Chris Sainsbury is a perfect encapsulation of what it is to be Australian. A gentle man who possesses a warmth about him that instantly puts you at ease, Chris was raised in the beach culture of the Central Coast of New South Wales (a self-confessed 'coastie' at heart). He was educated through the Catholic school system, played guitar at school and in his community, and had parents who frequently peppered his aural environment with English pastoral music and American jazz. Chris's 'life in music' now spans four decades and his repertoire offers a broad range of musical works that include everything from catchy bossa nova to extensive orchestral works to politically motivated chamber pieces.

Christopher Sainsbury

Throughout his musical life, Chris has connected with various Indigenous composers, particularly whilst teaching at the Eora Centre in Redfern, and decided to create a collective that would place a spotlight on the 'missing voice' in Australian music, the Indigenous voice. In late 2016, he initiated the Ngarra-Burria program ('to listen to sing' in Dharug/Eora language), and, in the past five years, has worked tirelessly to link Indigenous composers with industry, enabling a flurry of commissions and encouraging a higher percentage of performances by professional groups such as the Sydney Symphony Orchestra, Ensemble Offspring and the Griffyn Ensemble. Recently, Chris was awarded the National Luminary Award at the AMC and APRA AMCOS Art Music Awards. I interviewed Chris recently about Ngarra-Burria, his compositional voice and the environment that shaped him.

JB: With a composing career that spans four decades, your orchestral music of the 1980s has (to my ears) a more European flavour than the music written in the past 10 or so years. Can you tell us about your compositional journey and how you believe you arrived at your present voice?
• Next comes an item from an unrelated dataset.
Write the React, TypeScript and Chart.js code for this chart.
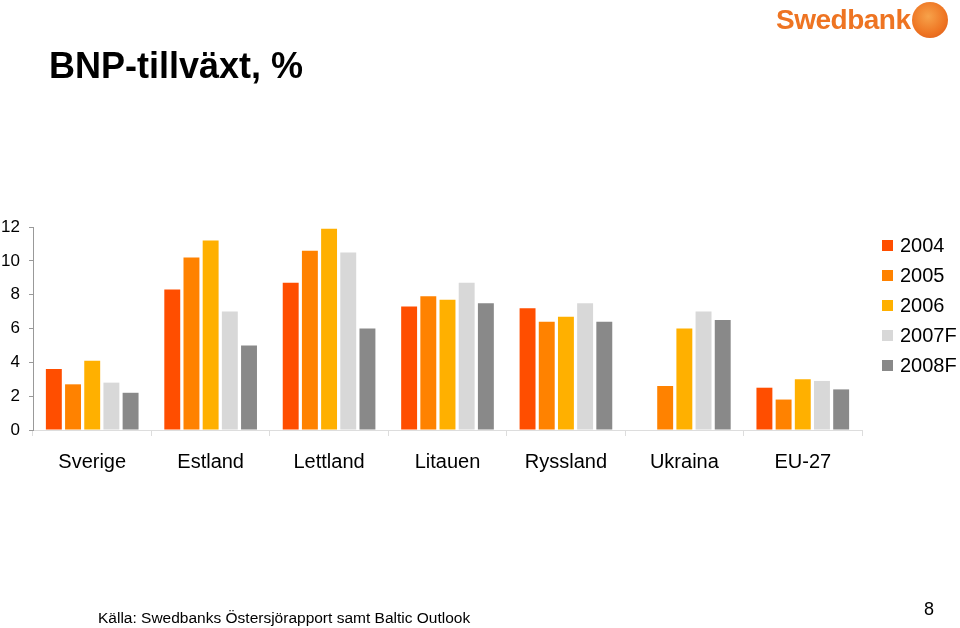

CS: Career is a funny word. I don't use it, and I talk about a life in music rather than a career in music, because I think it's more inclusive of the various things I do. Early on I was very much influenced by the music my mother loved - Tchaikovsky, British 'light music' (so-called as if it is lite, but it's actually substantial), and Australian TV composers such as Sven Libaek. I also listened to lots of American jazz because that's what my father listened to. So my early work has elements of all of that, yes European and tonal, but also a distinctive Australian sound that I feel I first heard in people like Libaek. And whether he created that sound, or others did, or if it's a trait of lots of Australian music, or Australian at all, I don't know. But I feel that it is. As to my current voice, well I've been exposed to lots of new composers and musical trajectories, but in time you take that stuff home and bury it in your own backyard and see what grows from there, in your own soil. That's the way I did it, anyway, and I think that's why you hear a shift in my music, if there is one. I think your local soil filters out a lot of the influence and you find your own thing.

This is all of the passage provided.